The following shows a graphical representation of the four forecasted models and the held-out testing data which is represented by the black line. Based on the graph, the seasonal naive data is the best approximation of the testing data. This conclusion will also be validated by the next section in which three statistical tests for accurracy will be implemented.

plot(448:457, NVDA_Close_Prices[448:457], type="l", xlim=c(448,457), ylim=c(200, 350),
     xlab = "observation sequence",
     ylab = "Stock Price",
     main = "NVDA Stock Price Forecast")
points(448:457, NVDA_Close_Prices[448:457],pch=20)
##
points(448:457, pred.mv, pch=15, col = "red")
points(448:457, pred.naive, pch=16, col = "blue")
points(448:457, pred.rwf, pch=18, col = "navy")
points(448:457, pred.snaive, pch=17, col = "purple")
##
lines(448:457, pred.mv, lty=2, col = "red")
lines(448:457, pred.snaive, lty=2, col = "purple")
lines(448:457, pred.naive, lty=2, col = "blue")
lines(448:457, pred.rwf, lty=2, col = "navy")
## 
legend("topright", c("moving average", "naive", "drift", "seasonal naive"),
       col=c("red", "blue", "navy", "purple"), pch=15:18, lty=rep(2,4),
       bty="n", cex = 0.8)

2.4 Statistical Tests for Accurracy

In the following section we will test the accurracy of each model using three accurracy measures:

  • Mean Absolute Percentage Error (MAPE): represents the average of the absolute percentage errors of each entry in a dataset to calculate how accurate the forecasted quantities were in comparison with the actual quantities
  • Mean Average Deviation (MAD): mean (average) distance between each data value and the mean of the data set
  • Mean Standard Error (MSE): the average squared error between actual and predicted values
true.value = NVDA_Close_Prices[448:457]
PE.mv =  100*(true.value - pred.mv)/true.value
PE.naive =  100*(true.value - pred.naive)/true.value
PE.snaive =  100*(true.value - pred.snaive)/true.value
PE.rwf =  100*(true.value - pred.rwf)/true.value
##
MAPE.mv = mean(abs(PE.mv))
MAPE.naive = mean(abs(PE.naive))
MAPE.snaive = mean(abs(PE.snaive))
MAPE.rwf = mean(abs(PE.rwf))
##
MAPE = c(MAPE.mv, MAPE.naive, MAPE.snaive, MAPE.rwf)
## residual-based Error
e.mv = true.value - pred.mv
e.naive = true.value - pred.naive
e.snaive = true.value - pred.snaive
e.rwf = true.value - pred.rwf
## MAD
MAD.mv = sum(abs(e.mv))
MAD.naive = sum(abs(e.naive))
MAD.snaive = sum(abs(e.snaive))
MAD.rwf = sum(abs(e.rwf))
MAD = c(MAD.mv, MAD.naive, MAD.snaive, MAD.rwf)
## MSE
MSE.mv = mean((e.mv)^2)
MSE.naive = mean((e.naive)^2)
MSE.snaive = mean((e.snaive)^2)
MSE.rwf = mean((e.rwf)^2)
MSE = c(MSE.mv, MSE.naive, MSE.snaive, MSE.rwf)
##
accuracy.table = cbind(MAPE = MAPE, MAD = MAD, MSE = MSE)
row.names(accuracy.table) = c("Moving Average", "Naive", "Seasonal Naive", "Drift")
pander(accuracy.table, caption ="Overall performance of the four forecasting methods")
Overall performance of the four forecasting methods
  MAPE MAD MSE
Moving Average 24.43 665.7 4454
Naive 19.66 535.8 2894
Seasonal Naive 10.56 287.1 943.8
Drift 19.66 535.8 2894

Based on the following table, the accurracy measures confirm our conclusion that the seasonal naive model is the most accurrate at forecasting.
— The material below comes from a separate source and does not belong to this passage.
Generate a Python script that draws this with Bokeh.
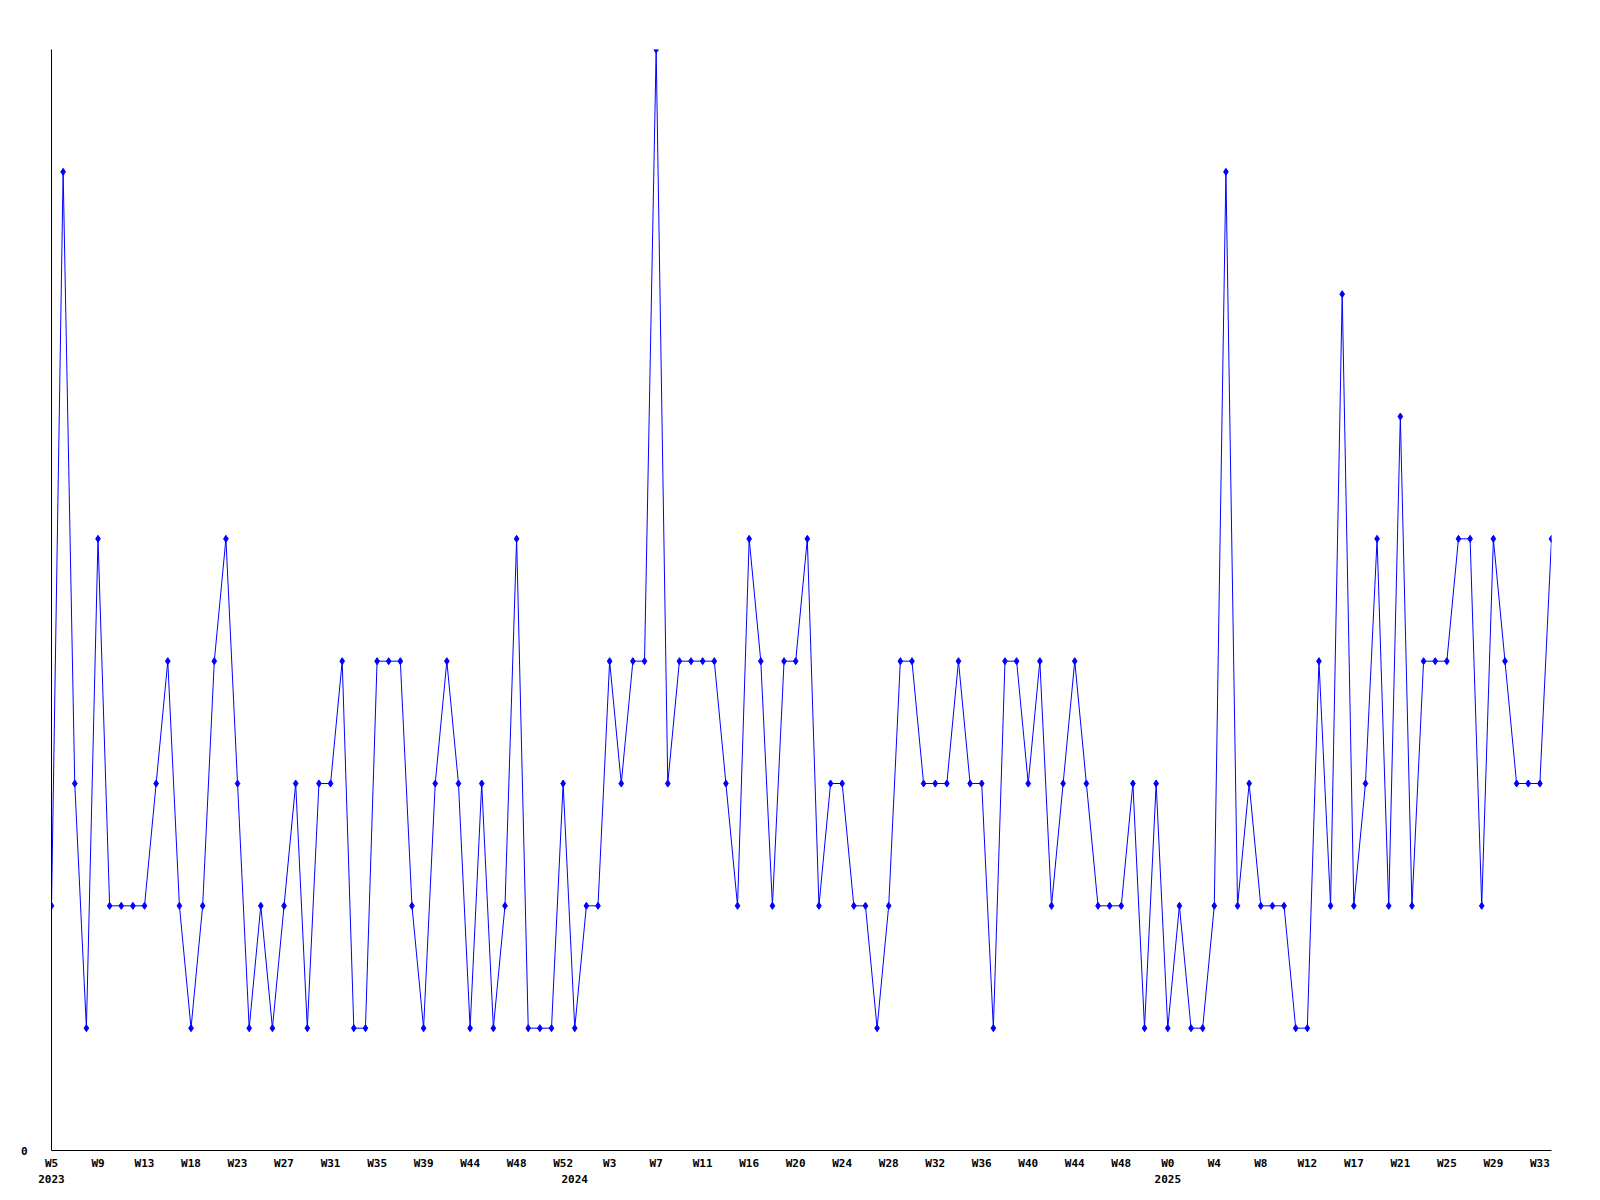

Looking in particular at the MAPE measure, the seasonal naive is only off by around 10 to 11 percent, whereas the naive and drift models are off by 20 percent and the moving average is off by 24 to 25 percent.

3 Conclusion

In the above report, we attempted to forecast the stock value of NVIDIA using four different methods: moving average, naive, seasonal naive, and drift. We found through both graphical and accuracy measures that the seasonal naive model was the best at forecasting the testing values we held out from the training data. In the next report, we will further build upon moving averages and LOESS smoothing.